Post # 1
FI and I have been engaged for over 2 years and still don’t have a wedding date! We are both in our mid thirties and have been married before. He is Catholic and it’s important for him to be married in the Catholic church. Ok. So we both have to have our first marriages annuled by the church. We have known this for quite some time. Between the two of us we have 5 children (4 of whom live with us full time) so there always seems to be something “more important” to do than write the annulment. A few months ago I went shopping with a friend and bought a wedding dress! That seemed to push FI in the right direction…for awhile. I finished my paperwork and have been waiting for him to do his without pushing him. However, I feel like I’ve waited for him long enough! The priest won’t let us set a date until our annulments come through (or don’t and then need to have a plan B). I feel a little resentful and kind of like a fool because everywhere we go people ask us when’s the date.
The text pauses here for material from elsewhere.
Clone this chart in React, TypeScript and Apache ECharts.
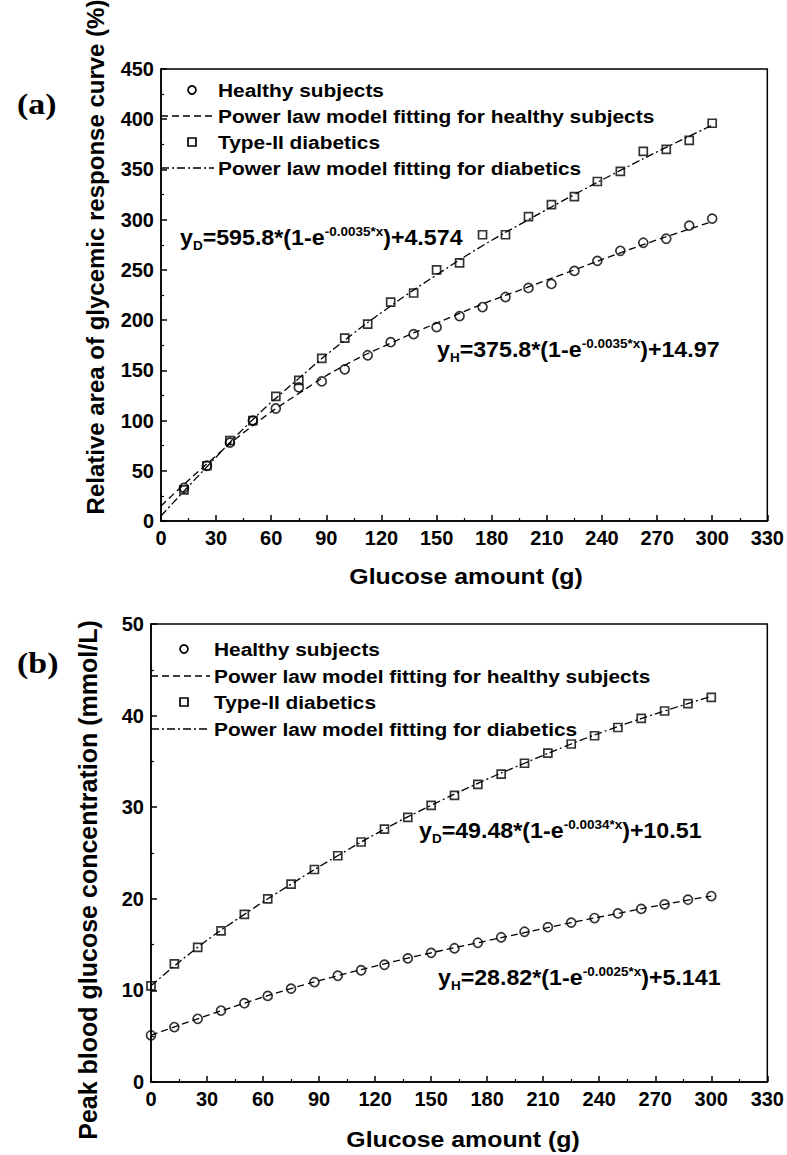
import React, { useEffect, useRef } from 'react';
import * as echarts from 'echarts';

// ---- Panel (a): relative area of glycemic response curve (%) ----
const doseA = [12.5, 25, 37.5, 50, 62.5, 75, 87.5, 100, 112.5, 125, 137.5, 150, 162.5, 175, 187.5, 200, 212.5, 225, 237.5, 250, 262.5, 275, 287.5, 300];
const healthyA = [33, 55, 78, 100, 112, 133, 139, 151, 165, 178, 186, 193, 204, 213, 223, 232, 236, 249, 259, 269, 277, 281, 294, 301];
const diabeticA = [31, 55, 80, 100, 124, 140, 162, 182, 196, 218, 227, 250, 257, 285, 285, 303, 315, 323, 338, 348, 368, 370, 379, 396];
const fitDoseA = [0, 25, 50, 75, 100, 125, 150, 175, 200, 225, 250, 275, 300];
const fitHealthyA = [15, 57, 95, 127, 155, 177, 197, 216, 233, 250, 267, 283, 298];
const fitDiabeticA = [5, 54, 101, 142, 180, 214, 245, 274, 300, 325, 349, 372, 394];

// ---- Panel (b): peak blood glucose concentration (mmol/L) ----
const doseB = [0, 12.5, 25, 37.5, 50, 62.5, 75, 87.5, 100, 112.5, 125, 137.5, 150, 162.5, 175, 187.5, 200, 212.5, 225, 237.5, 250, 262.5, 275, 287.5, 300];
const healthyB = [5.1, 6.0, 6.9, 7.8, 8.6, 9.4, 10.2, 10.9, 11.6, 12.2, 12.8, 13.5, 14.1, 14.6, 15.2, 15.8, 16.4, 16.9, 17.4, 17.9, 18.4, 18.9, 19.4, 19.9, 20.3];
const diabeticB = [10.5, 12.9, 14.7, 16.5, 18.3, 20.0, 21.6, 23.2, 24.7, 26.2, 27.6, 28.9, 30.2, 31.3, 32.5, 33.6, 34.8, 35.9, 36.9, 37.8, 38.7, 39.7, 40.5, 41.3, 42.0];
const fitDoseB = [0, 25, 50, 75, 100, 125, 150, 175, 200, 225, 250, 275, 300];
const fitHealthyB = [5.1, 6.9, 8.6, 10.2, 11.6, 12.9, 14.1, 15.2, 16.3, 17.4, 18.4, 19.4, 20.3];
const fitDiabeticB = [10.5, 14.7, 18.3, 21.6, 24.7, 27.6, 30.2, 32.6, 34.8, 36.9, 38.8, 40.5, 42.1];

const legendLabels = [
  'Healthy subjects',
  'Power law model fitting for healthy subjects',
  'Type-II diabetics',
  'Power law model fitting for diabetics',
];
const xTitle = 'Glucose amount (g)';
const yTitleA = 'Relative area of glycemic response curve (%)';
const yTitleB = 'Peak blood glucose concentration (mmol/L)';

const F = '"Liberation Sans", Arial, sans-serif';
const FS = '"Liberation Serif", "Times New Roman", serif';
const SX = 1.13; // horizontal stretch of the original figure's lettering
const SXE = 1.08; // stretch for the fitted equations

const zip = (xs: number[], ys: number[]) => xs.map((x, i) => [x, ys[i]]);

const DASH = [7, 4];
const DASHDOT = [8, 3, 2, 3];

function axisCommon() {
  return {
    axisLine: { show: true, lineStyle: { color: '#000', width: 1.5 } },
    axisTick: { show: true, inside: true, length: 6, lineStyle: { color: '#000', width: 1.5 } },
    minorTick: { show: true, splitNumber: 2, length: 3, lineStyle: { color: '#000', width: 1.2 } },
    splitLine: { show: false },
    axisLabel: { color: '#000', fontWeight: 'bold', fontSize: 20, fontFamily: F, margin: 7 },
  };
}
function xAxisCfg(gridIndex: number) {
  return { type: 'value', gridIndex, min: 0, max: 330, interval: 30, ...axisCommon() };
}
function yAxisCfg(gridIndex: number, max: number, interval: number) {
  return { type: 'value', gridIndex, min: 0, max, interval, ...axisCommon() };
}

function seriesFor(idx: number, dose: number[], h: number[], d: number[], fx: number[], fh: number[], fd: number[]) {
  return [
    {
      type: 'line', xAxisIndex: idx, yAxisIndex: idx, data: zip(fx, fh), smooth: true, showSymbol: false,
      lineStyle: { color: '#000', width: 1.3, type: DASH }, z: 2, silent: true,
    },
    {
      type: 'line', xAxisIndex: idx, yAxisIndex: idx, data: zip(fx, fd), smooth: true, showSymbol: false,
      lineStyle: { color: '#000', width: 1.3, type: DASHDOT }, z: 2, silent: true,
    },
    {
      type: 'scatter', xAxisIndex: idx, yAxisIndex: idx, data: zip(dose, h), symbol: 'circle', symbolSize: 9,
      itemStyle: { color: 'rgba(0,0,0,0)', borderColor: '#000', borderWidth: 1.7 }, z: 3,
    },
    {
      type: 'scatter', xAxisIndex: idx, yAxisIndex: idx, data: zip(dose, d), symbol: 'rect', symbolSize: 8,
      itemStyle: { color: 'rgba(0,0,0,0)', borderColor: '#000', borderWidth: 1.7 }, z: 3,
    },
  ];
}

function legendGraphics(lineX1: number, lineX2: number, markerX: number, textX: number, ys: number[]) {
  const els: any[] = [];
  els.push({ type: 'circle', shape: { cx: markerX, cy: ys[0], r: 4 }, style: { fill: 'none', stroke: '#000', lineWidth: 1.7 } });
  els.push({ type: 'line', shape: { x1: lineX1, y1: ys[1], x2: lineX2, y2: ys[1] }, style: { stroke: '#000', lineWidth: 1.4, lineDash: DASH } });
  els.push({ type: 'rect', shape: { x: markerX - 4, y: ys[2] - 4, width: 8, height: 8 }, style: { fill: 'none', stroke: '#000', lineWidth: 1.7 } });
  els.push({ type: 'line', shape: { x1: lineX1, y1: ys[3], x2: lineX2, y2: ys[3] }, style: { stroke: '#000', lineWidth: 1.4, lineDash: DASHDOT } });
  legendLabels.forEach((t, i) => {
    els.push({ type: 'text', x: textX, y: ys[i], scaleX: SX, style: { text: t, font: `bold 18.5px ${F}`, fill: '#000', align: 'left', verticalAlign: 'middle' } });
  });
  return els;
}

function equation(x: number, y: number, sub: string, a: string, sup: string, b: string) {
  return {
    type: 'text', x, y, scaleX: SXE,
    style: {
      text: `{m|y}{s|${sub}}{m|${a}}{p|${sup}}{m|${b}}`,
      align: 'left', verticalAlign: 'middle',
      rich: {
        m: { fontSize: 21.5, fontWeight: 'bold', fontFamily: F, fill: '#000', lineHeight: 30, verticalAlign: 'middle' },
        s: { fontSize: 12.5, fontWeight: 'bold', fontFamily: F, fill: '#000', lineHeight: 30, verticalAlign: 'bottom', padding: [0, 0, 1, 0] },
        p: { fontSize: 12.5, fontWeight: 'bold', fontFamily: F, fill: '#000', lineHeight: 30, verticalAlign: 'top', padding: [2, 0, 0, 0] },
      },
    },
  };
}

export default function App() {
  const ref = useRef<HTMLDivElement>(null);
  useEffect(() => {
    if (!ref.current) return;
    const chart = echarts.init(ref.current, null, { renderer: 'svg' });
    const option: any = {
      animation: false,
      backgroundColor: '#fff',
      grid: [
        { left: 161, top: 69, width: 609, height: 452, show: true, borderColor: '#000', borderWidth: 1.5, backgroundColor: 'transparent' },
        { left: 151, top: 624, width: 618, height: 458, show: true, borderColor: '#000', borderWidth: 1.5, backgroundColor: 'transparent' },
      ],
      xAxis: [xAxisCfg(0), xAxisCfg(1)],
      yAxis: [yAxisCfg(0, 450, 50), yAxisCfg(1, 50, 10)],
      series: [
        ...seriesFor(0, doseA, healthyA, diabeticA, fitDoseA, fitHealthyA, fitDiabeticA),
        ...seriesFor(1, doseB, healthyB, diabeticB, fitDoseB, fitHealthyB, fitDiabeticB),
      ],
      graphic: [
        { type: 'text', x: 17, y: 104, scaleX: SX, style: { text: '(a)', font: `bold 30px ${FS}`, fill: '#000', align: 'left', verticalAlign: 'middle' } },
        { type: 'text', x: 17, y: 663, scaleX: SX, style: { text: '(b)', font: `bold 30px ${FS}`, fill: '#000', align: 'left', verticalAlign: 'middle' } },
        { type: 'text', x: 95, y: 257, rotation: Math.PI / 2, style: { text: yTitleA, font: `bold 24px ${F}`, fill: '#000', align: 'center', verticalAlign: 'middle' } },
        { type: 'text', x: 88, y: 880, rotation: Math.PI / 2, style: { text: yTitleB, font: `bold 25px ${F}`, fill: '#000', align: 'center', verticalAlign: 'middle' } },
        { type: 'text', x: 466, y: 577, scaleX: SX, style: { text: xTitle, font: `bold 22px ${F}`, fill: '#000', align: 'center', verticalAlign: 'middle' } },
        { type: 'text', x: 463, y: 1140, scaleX: SX, style: { text: xTitle, font: `bold 22px ${F}`, fill: '#000', align: 'center', verticalAlign: 'middle' } },
        ...legendGraphics(161, 214, 192, 218, [90, 116, 142, 168]),
        ...legendGraphics(151, 210, 184, 214, [649, 676, 702, 729]),
        equation(180, 238, 'D', '=595.8*(1-e', '-0.0035*x', ')+4.574'),
        equation(437, 350, 'H', '=375.8*(1-e', '-0.0035*x', ')+14.97'),
        equation(419, 831, 'D', '=49.48*(1-e', '-0.0034*x', ')+10.51'),
        equation(438, 978, 'H', '=28.82*(1-e', '-0.0025*x', ')+5.141'),
      ],
    };
    chart.setOption(option);
    return () => chart.dispose();
  }, []);
  return <div ref={ref} style={{ position: 'absolute', left: 0, top: 0, width: 787, height: 1155 }} />;
}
Over a year ago I quit my job of 14 years and moved 90 miles with my 2 children to be with this man. I left all my family and friends. I’m having trouble making new friends in my new town because I work with only guys and at 30 something I’m too old to be going to the bar scene (especially with a FI who doesn’t drink). How do I get him to get his crap done without feeling like I’m nagging?
Post # 3
Maybe he is just comfortable with how things are now since you moved 90 miles to be with him and he doesnt see the need to do anything. You just need to have an honest talk with him about it
Post # 4
@bells – I’m afraid that is the case but I’m not ok with the way things are. It’s important to me that we get married and have a big wedding (my first wedding was very small and not what I wanted). We have talked about it and he says that he doesn’t like to dredge up old memories (which is necessary in writing the annulments). Sometimes I feel like the only one who has made any compromises in our relationship.
Post # 5
- Wedding: July 2012 - The Gables Inn, Santa Rosa, CA
You need to tell him that.
Just like you are understanding that getting married in the church is important to him, he needs to understand that getting married in a timely fashion is important to you. Just be honest with him and tell him how you’re feeling– that will be a better motivator than buying stuff for the wedding.
Post # 6
@Face: Have you spoken with him and been COMPLETELY honest like you have been here? Sometimes it takes me being brutally honest before my fiance realizes how hurtful his actions (or in your case lack there of) are. Dont sugarcoat it or he will never realize how much this is affecting you. I also like to give deadlines.